• _Exercise requirements_: Restate the entries below verbatim.

• _Extracted information_:

[start]

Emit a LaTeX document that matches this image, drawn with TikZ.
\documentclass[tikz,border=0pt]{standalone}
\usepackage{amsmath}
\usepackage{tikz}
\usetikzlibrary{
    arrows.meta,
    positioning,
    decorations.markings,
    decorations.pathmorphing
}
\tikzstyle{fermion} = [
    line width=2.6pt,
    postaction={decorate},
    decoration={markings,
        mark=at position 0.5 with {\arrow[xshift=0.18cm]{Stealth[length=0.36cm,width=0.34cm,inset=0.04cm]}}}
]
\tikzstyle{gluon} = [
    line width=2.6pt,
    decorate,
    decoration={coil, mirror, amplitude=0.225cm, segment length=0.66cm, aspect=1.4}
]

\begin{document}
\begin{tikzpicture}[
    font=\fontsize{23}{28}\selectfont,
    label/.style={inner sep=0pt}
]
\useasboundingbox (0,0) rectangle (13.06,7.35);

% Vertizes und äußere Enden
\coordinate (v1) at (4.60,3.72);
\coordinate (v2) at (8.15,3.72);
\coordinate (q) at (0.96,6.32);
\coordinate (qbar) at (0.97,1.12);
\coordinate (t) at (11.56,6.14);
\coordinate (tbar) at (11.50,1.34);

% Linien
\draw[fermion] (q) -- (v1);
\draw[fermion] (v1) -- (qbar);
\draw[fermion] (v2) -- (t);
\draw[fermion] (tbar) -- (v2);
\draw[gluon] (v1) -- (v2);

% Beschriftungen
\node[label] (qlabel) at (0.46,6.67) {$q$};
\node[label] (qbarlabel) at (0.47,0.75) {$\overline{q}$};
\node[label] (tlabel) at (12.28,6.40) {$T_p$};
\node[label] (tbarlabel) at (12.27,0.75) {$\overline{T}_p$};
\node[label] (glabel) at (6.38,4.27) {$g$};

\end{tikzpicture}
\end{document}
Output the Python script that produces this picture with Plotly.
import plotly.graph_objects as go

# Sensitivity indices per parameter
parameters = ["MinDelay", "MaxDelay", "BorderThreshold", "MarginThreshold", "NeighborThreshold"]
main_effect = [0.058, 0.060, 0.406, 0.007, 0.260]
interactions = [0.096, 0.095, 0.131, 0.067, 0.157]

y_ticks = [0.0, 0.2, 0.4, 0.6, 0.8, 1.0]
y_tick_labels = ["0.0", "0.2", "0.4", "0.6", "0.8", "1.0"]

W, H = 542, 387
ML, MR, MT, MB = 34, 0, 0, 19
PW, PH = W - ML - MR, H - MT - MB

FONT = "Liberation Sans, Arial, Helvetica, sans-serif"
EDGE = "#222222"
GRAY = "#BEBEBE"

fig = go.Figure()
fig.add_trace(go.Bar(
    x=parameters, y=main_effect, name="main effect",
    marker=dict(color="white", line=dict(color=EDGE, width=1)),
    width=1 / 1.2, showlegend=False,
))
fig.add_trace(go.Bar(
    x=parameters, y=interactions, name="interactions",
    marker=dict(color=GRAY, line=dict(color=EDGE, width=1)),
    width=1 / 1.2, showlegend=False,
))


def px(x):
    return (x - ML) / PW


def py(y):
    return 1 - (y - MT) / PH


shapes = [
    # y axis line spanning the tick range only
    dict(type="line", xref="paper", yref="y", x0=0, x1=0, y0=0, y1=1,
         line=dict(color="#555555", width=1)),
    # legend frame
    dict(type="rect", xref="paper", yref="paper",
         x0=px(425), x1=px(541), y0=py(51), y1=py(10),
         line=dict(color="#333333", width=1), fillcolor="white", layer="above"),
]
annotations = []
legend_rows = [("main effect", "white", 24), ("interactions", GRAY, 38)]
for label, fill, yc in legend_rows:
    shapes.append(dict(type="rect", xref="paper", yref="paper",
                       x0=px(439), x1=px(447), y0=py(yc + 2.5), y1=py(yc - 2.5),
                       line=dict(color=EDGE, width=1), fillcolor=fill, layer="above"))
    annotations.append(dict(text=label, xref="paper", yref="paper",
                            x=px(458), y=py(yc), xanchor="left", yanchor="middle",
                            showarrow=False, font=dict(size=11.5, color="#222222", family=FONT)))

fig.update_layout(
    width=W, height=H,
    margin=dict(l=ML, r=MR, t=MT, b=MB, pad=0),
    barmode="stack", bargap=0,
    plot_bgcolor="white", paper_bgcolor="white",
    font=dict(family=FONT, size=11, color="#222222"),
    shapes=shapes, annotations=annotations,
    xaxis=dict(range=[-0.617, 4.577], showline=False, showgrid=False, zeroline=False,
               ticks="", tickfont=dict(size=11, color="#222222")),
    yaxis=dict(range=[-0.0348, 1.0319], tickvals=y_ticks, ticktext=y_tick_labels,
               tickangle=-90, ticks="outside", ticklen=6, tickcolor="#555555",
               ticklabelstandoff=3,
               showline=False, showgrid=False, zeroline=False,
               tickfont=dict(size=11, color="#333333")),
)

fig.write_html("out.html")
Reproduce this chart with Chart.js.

[end]

• _Task answer_:
Emit a LaTeX document that matches this image, drawn with TikZ.
\documentclass[tikz,border=0pt]{standalone}
\usepackage{amsmath}
\usepackage{tikz}
\usetikzlibrary{
    arrows.meta,
    positioning,
    decorations.markings,
    decorations.pathmorphing
}
\tikzstyle{fermion} = [
    line width=2.6pt,
    postaction={decorate},
    decoration={markings,
        mark=at position 0.5 with {\arrow[xshift=0.18cm]{Stealth[length=0.36cm,width=0.34cm,inset=0.04cm]}}}
]
\tikzstyle{gluon} = [
    line width=2.6pt,
    decorate,
    decoration={coil, mirror, amplitude=0.225cm, segment length=0.66cm, aspect=1.4}
]

\begin{document}
\begin{tikzpicture}[
    font=\fontsize{23}{28}\selectfont,
    label/.style={inner sep=0pt}
]
\useasboundingbox (0,0) rectangle (13.06,7.35);

% Vertizes und äußere Enden
\coordinate (v1) at (4.60,3.72);
\coordinate (v2) at (8.15,3.72);
\coordinate (q) at (0.96,6.32);
\coordinate (qbar) at (0.97,1.12);
\coordinate (t) at (11.56,6.14);
\coordinate (tbar) at (11.50,1.34);

% Linien
\draw[fermion] (q) -- (v1);
\draw[fermion] (v1) -- (qbar);
\draw[fermion] (v2) -- (t);
\draw[fermion] (tbar) -- (v2);
\draw[gluon] (v1) -- (v2);

% Beschriftungen
\node[label] (qlabel) at (0.46,6.67) {$q$};
\node[label] (qbarlabel) at (0.47,0.75) {$\overline{q}$};
\node[label] (tlabel) at (12.28,6.40) {$T_p$};
\node[label] (tbarlabel) at (12.27,0.75) {$\overline{T}_p$};
\node[label] (glabel) at (6.38,4.27) {$g$};

\end{tikzpicture}
\end{document}
Output the Python script that produces this picture with Plotly.
import plotly.graph_objects as go

# Sensitivity indices per parameter
parameters = ["MinDelay", "MaxDelay", "BorderThreshold", "MarginThreshold", "NeighborThreshold"]
main_effect = [0.058, 0.060, 0.406, 0.007, 0.260]
interactions = [0.096, 0.095, 0.131, 0.067, 0.157]

y_ticks = [0.0, 0.2, 0.4, 0.6, 0.8, 1.0]
y_tick_labels = ["0.0", "0.2", "0.4", "0.6", "0.8", "1.0"]

W, H = 542, 387
ML, MR, MT, MB = 34, 0, 0, 19
PW, PH = W - ML - MR, H - MT - MB

FONT = "Liberation Sans, Arial, Helvetica, sans-serif"
EDGE = "#222222"
GRAY = "#BEBEBE"

fig = go.Figure()
fig.add_trace(go.Bar(
    x=parameters, y=main_effect, name="main effect",
    marker=dict(color="white", line=dict(color=EDGE, width=1)),
    width=1 / 1.2, showlegend=False,
))
fig.add_trace(go.Bar(
    x=parameters, y=interactions, name="interactions",
    marker=dict(color=GRAY, line=dict(color=EDGE, width=1)),
    width=1 / 1.2, showlegend=False,
))


def px(x):
    return (x - ML) / PW


def py(y):
    return 1 - (y - MT) / PH


shapes = [
    # y axis line spanning the tick range only
    dict(type="line", xref="paper", yref="y", x0=0, x1=0, y0=0, y1=1,
         line=dict(color="#555555", width=1)),
    # legend frame
    dict(type="rect", xref="paper", yref="paper",
         x0=px(425), x1=px(541), y0=py(51), y1=py(10),
         line=dict(color="#333333", width=1), fillcolor="white", layer="above"),
]
annotations = []
legend_rows = [("main effect", "white", 24), ("interactions", GRAY, 38)]
for label, fill, yc in legend_rows:
    shapes.append(dict(type="rect", xref="paper", yref="paper",
                       x0=px(439), x1=px(447), y0=py(yc + 2.5), y1=py(yc - 2.5),
                       line=dict(color=EDGE, width=1), fillcolor=fill, layer="above"))
    annotations.append(dict(text=label, xref="paper", yref="paper",
                            x=px(458), y=py(yc), xanchor="left", yanchor="middle",
                            showarrow=False, font=dict(size=11.5, color="#222222", family=FONT)))

fig.update_layout(
    width=W, height=H,
    margin=dict(l=ML, r=MR, t=MT, b=MB, pad=0),
    barmode="stack", bargap=0,
    plot_bgcolor="white", paper_bgcolor="white",
    font=dict(family=FONT, size=11, color="#222222"),
    shapes=shapes, annotations=annotations,
    xaxis=dict(range=[-0.617, 4.577], showline=False, showgrid=False, zeroline=False,
               ticks="", tickfont=dict(size=11, color="#222222")),
    yaxis=dict(range=[-0.0348, 1.0319], tickvals=y_ticks, ticktext=y_tick_labels,
               tickangle=-90, ticks="outside", ticklen=6, tickcolor="#555555",
               ticklabelstandoff=3,
               showline=False, showgrid=False, zeroline=False,
               tickfont=dict(size=11, color="#333333")),
)

fig.write_html("out.html")
Reproduce this chart with Chart.js.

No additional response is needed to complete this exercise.